● GIVEN REQUEST
Exactly retype the lines from the top of the data through the line containing "XAxis, YAxis, LabelList", leaving out every picture.

● GIVEN MATERIAL

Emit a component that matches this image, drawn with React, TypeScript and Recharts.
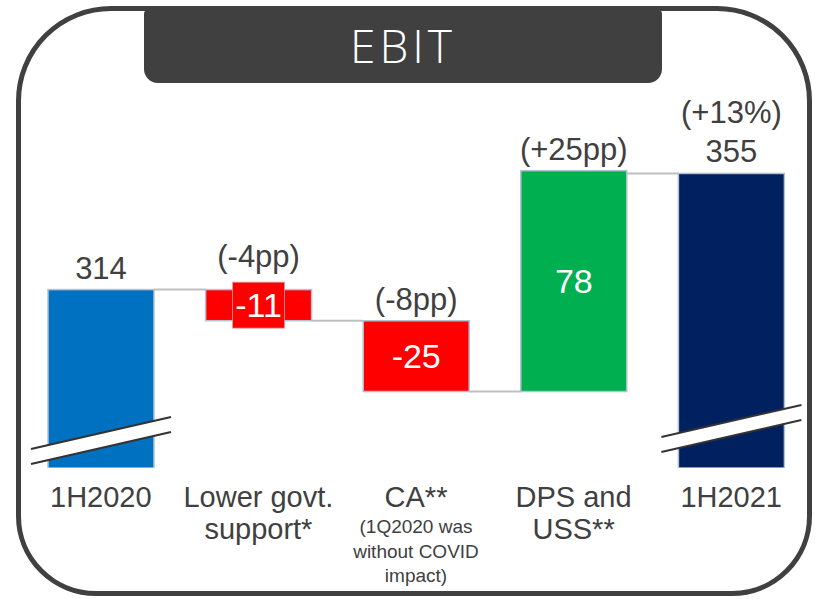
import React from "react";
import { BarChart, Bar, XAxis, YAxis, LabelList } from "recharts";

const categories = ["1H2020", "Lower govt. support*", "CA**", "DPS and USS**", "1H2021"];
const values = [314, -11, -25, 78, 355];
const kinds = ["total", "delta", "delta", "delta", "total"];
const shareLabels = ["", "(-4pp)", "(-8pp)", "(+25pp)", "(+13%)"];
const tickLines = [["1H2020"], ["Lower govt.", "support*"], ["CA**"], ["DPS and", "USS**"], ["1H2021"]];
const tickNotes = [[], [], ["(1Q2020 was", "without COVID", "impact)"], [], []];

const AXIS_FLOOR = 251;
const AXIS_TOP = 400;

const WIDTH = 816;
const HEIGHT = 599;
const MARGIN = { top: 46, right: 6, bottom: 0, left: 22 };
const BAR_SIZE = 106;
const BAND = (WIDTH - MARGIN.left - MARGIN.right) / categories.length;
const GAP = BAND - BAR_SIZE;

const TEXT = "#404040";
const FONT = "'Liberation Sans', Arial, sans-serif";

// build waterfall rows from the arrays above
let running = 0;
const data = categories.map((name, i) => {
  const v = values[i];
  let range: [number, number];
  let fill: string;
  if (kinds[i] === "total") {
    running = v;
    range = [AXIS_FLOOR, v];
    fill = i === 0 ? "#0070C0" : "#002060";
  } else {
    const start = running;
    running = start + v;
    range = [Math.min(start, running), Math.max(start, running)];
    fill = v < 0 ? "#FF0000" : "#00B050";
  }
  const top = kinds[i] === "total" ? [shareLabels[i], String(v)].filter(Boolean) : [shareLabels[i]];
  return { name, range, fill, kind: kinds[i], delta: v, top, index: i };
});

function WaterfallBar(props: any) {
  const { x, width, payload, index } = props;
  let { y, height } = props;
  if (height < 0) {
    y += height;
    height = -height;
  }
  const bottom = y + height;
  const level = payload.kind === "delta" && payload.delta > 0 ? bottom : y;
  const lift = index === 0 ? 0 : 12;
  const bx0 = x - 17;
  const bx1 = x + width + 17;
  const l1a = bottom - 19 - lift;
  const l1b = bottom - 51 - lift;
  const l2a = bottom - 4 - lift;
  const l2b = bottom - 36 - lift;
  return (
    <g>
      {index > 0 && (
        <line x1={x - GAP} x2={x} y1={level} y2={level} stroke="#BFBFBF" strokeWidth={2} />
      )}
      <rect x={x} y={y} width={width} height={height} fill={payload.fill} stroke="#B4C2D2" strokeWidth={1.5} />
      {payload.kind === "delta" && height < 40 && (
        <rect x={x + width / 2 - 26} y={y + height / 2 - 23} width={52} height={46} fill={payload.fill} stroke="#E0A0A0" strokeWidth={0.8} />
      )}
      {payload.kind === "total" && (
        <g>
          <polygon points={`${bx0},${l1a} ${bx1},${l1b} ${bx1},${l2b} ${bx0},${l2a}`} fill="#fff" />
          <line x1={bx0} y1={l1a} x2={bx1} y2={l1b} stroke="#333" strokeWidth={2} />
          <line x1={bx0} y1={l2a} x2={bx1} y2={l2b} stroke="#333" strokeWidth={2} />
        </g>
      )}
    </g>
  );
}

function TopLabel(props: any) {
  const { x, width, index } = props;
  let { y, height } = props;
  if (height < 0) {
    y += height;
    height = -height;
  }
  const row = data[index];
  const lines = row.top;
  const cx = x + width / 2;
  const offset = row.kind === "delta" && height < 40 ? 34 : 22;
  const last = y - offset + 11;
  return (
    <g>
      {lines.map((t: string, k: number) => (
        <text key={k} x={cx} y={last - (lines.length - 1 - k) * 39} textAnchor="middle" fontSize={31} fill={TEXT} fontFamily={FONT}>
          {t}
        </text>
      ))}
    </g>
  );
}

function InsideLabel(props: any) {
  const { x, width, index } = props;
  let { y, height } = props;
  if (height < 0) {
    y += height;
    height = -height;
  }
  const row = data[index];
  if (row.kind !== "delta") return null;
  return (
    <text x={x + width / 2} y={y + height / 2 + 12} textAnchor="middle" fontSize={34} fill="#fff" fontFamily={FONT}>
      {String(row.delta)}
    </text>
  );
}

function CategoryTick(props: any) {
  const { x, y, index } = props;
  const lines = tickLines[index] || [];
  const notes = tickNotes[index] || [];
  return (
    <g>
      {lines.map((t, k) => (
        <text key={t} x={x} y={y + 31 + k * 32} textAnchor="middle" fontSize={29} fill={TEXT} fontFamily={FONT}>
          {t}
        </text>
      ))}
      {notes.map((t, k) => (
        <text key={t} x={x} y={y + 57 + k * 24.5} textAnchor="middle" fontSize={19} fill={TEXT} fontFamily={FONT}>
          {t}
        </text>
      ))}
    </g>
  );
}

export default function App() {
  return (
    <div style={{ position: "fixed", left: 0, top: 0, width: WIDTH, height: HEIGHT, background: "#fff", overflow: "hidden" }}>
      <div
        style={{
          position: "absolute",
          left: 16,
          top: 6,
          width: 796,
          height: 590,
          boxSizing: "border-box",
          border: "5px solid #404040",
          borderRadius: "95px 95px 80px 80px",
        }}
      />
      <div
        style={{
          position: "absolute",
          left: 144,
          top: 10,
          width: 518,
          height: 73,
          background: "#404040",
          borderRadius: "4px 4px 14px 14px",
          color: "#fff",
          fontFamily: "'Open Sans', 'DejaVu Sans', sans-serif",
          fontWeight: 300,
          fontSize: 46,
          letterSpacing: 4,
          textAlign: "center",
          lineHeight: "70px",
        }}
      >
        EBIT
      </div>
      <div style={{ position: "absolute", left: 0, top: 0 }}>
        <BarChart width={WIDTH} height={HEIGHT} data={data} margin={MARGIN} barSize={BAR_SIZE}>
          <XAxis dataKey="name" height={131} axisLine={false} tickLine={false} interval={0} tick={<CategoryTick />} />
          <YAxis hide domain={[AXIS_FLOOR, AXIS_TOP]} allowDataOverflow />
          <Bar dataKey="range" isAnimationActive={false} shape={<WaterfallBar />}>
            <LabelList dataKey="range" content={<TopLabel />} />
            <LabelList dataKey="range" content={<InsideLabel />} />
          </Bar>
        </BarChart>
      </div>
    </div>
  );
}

● FINISHED ANSWER
Emit a component that matches this image, drawn with React, TypeScript and Recharts.
import React from "react";
import { BarChart, Bar, XAxis, YAxis, LabelList } from "recharts";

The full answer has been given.